Figure scripts
▼
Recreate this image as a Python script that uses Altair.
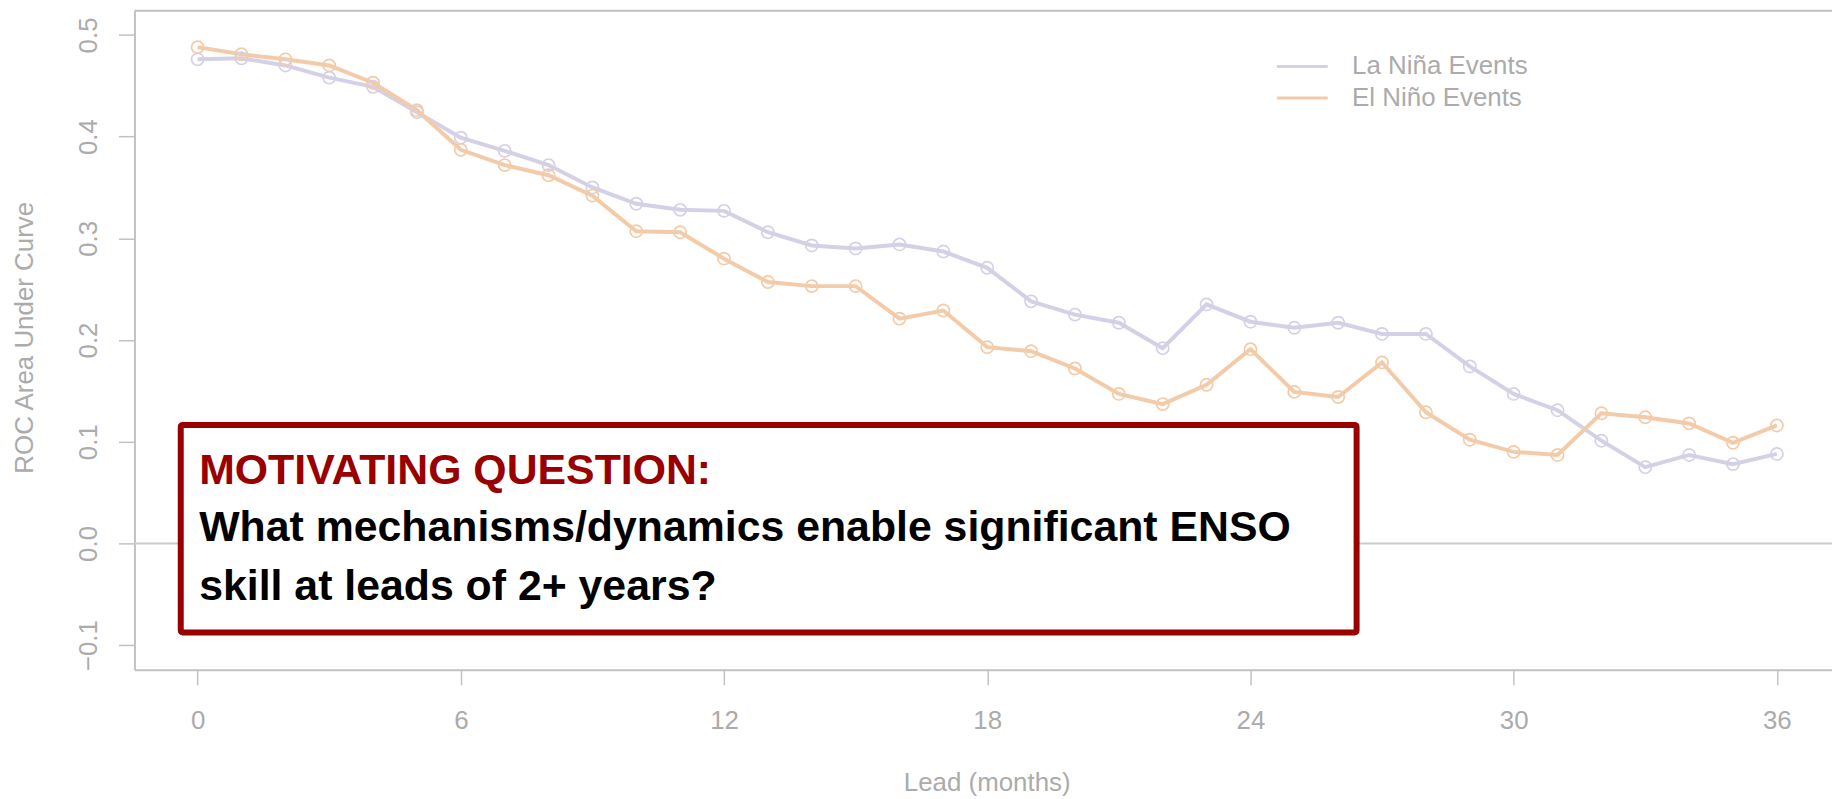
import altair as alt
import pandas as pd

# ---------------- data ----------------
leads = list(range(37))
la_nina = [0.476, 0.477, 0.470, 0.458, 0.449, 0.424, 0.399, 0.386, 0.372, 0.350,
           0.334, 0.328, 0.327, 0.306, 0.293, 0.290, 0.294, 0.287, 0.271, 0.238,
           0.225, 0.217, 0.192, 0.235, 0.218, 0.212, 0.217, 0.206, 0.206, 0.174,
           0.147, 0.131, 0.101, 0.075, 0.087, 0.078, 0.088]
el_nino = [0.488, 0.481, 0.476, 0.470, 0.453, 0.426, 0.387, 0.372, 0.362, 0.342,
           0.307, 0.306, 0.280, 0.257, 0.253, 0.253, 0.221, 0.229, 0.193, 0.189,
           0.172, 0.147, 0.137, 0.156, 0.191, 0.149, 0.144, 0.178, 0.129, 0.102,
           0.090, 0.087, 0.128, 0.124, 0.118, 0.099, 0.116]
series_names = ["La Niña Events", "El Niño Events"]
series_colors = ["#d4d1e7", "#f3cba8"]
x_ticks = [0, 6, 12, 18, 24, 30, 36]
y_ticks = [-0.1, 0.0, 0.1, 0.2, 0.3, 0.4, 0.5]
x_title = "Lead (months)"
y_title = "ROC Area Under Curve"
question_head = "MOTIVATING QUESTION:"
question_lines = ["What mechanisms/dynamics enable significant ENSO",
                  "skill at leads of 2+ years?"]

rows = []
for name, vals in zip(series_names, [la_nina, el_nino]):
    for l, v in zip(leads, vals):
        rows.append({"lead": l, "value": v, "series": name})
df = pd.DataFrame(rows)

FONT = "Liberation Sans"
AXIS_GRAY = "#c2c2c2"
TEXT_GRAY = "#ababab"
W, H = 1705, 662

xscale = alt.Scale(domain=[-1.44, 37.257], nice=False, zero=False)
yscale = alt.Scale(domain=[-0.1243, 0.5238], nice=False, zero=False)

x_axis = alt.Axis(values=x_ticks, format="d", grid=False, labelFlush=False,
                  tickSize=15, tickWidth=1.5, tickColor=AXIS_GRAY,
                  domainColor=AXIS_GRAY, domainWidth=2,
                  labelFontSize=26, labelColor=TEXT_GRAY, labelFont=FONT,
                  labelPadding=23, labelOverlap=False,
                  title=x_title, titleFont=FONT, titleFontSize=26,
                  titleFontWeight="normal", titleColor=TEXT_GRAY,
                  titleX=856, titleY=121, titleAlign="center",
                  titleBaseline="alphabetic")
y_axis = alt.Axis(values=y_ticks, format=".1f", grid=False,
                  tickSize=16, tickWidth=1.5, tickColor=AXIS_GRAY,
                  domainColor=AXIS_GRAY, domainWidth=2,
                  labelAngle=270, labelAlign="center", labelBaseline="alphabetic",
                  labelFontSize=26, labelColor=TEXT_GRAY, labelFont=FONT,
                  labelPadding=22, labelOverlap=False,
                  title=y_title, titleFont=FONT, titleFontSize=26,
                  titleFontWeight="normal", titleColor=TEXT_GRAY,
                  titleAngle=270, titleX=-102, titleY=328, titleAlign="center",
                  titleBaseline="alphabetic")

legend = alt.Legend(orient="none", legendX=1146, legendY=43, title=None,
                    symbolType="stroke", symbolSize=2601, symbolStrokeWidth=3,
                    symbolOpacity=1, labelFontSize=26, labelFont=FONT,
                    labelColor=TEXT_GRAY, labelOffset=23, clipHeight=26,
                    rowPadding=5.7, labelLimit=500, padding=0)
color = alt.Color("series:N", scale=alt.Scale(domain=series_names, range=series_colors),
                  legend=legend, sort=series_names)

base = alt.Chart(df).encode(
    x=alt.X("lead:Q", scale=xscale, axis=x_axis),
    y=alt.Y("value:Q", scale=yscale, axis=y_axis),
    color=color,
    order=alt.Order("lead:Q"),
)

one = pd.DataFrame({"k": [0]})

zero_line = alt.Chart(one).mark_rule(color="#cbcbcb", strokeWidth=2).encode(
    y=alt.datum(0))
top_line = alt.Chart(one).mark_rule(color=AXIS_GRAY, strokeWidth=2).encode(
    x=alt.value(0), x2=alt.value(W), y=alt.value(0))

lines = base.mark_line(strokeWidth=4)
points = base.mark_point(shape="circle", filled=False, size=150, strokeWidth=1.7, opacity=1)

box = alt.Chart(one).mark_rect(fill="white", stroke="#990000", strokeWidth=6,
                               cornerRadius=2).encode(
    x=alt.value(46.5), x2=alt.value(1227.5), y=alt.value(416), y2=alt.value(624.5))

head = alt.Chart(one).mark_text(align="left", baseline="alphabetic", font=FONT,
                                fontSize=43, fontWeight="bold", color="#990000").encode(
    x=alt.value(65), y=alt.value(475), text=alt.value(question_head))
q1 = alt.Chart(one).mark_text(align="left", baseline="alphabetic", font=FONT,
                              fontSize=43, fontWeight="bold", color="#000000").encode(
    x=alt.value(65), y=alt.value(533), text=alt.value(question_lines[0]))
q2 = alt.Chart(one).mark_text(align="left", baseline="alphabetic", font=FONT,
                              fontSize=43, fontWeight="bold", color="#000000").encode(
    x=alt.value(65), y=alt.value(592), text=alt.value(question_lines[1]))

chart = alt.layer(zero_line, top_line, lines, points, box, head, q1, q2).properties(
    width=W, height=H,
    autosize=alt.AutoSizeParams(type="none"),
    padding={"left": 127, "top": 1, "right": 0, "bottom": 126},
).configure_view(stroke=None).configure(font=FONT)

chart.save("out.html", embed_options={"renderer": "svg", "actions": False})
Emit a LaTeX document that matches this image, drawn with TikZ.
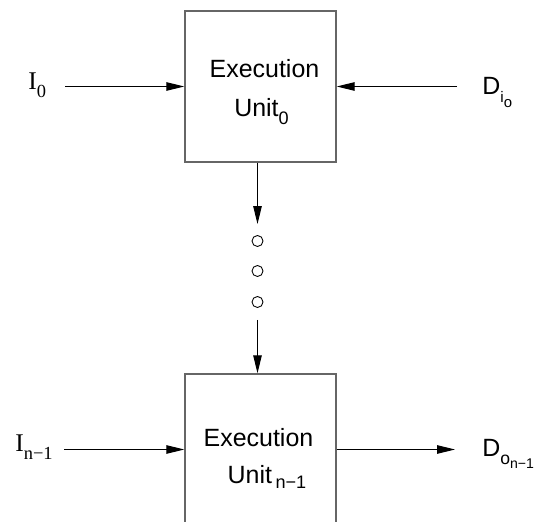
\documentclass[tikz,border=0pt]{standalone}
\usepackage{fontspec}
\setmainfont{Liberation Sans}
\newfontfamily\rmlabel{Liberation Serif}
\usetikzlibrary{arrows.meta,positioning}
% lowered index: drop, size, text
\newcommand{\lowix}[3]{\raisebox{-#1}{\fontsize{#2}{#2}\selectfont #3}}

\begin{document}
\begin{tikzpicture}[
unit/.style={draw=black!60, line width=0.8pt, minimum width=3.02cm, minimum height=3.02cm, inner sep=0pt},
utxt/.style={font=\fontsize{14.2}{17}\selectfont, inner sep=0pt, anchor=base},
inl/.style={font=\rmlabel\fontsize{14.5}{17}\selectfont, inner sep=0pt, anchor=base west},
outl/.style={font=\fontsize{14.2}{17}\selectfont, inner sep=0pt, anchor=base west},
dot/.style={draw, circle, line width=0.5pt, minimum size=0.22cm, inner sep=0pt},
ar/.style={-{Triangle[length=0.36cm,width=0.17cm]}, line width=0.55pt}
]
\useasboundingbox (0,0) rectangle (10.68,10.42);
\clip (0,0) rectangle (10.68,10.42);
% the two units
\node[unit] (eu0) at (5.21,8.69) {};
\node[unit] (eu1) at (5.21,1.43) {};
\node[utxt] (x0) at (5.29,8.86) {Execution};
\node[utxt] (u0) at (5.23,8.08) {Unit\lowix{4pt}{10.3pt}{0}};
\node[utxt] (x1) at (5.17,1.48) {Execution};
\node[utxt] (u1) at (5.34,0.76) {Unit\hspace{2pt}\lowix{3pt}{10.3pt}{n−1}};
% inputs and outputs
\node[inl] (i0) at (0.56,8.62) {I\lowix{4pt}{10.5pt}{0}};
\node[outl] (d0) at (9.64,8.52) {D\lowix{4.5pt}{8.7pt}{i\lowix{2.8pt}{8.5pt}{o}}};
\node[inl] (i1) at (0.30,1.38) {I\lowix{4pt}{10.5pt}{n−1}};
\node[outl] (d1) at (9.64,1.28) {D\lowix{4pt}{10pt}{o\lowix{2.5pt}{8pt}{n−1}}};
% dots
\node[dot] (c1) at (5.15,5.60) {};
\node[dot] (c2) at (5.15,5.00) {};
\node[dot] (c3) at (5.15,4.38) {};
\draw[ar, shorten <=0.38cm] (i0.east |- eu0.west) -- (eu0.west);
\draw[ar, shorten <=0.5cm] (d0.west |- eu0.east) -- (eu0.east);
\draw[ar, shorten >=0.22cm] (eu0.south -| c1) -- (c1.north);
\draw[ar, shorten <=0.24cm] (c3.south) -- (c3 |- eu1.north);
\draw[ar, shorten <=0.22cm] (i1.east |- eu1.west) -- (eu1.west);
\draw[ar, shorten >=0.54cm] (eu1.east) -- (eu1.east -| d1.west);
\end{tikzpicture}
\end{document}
▲
:: Written request ::
Where a line of the entries contains the word "image", copy that line.

:: Exercise output ::
Recreate this image as a Python script that uses Altair.
Emit a LaTeX document that matches this image, drawn with TikZ.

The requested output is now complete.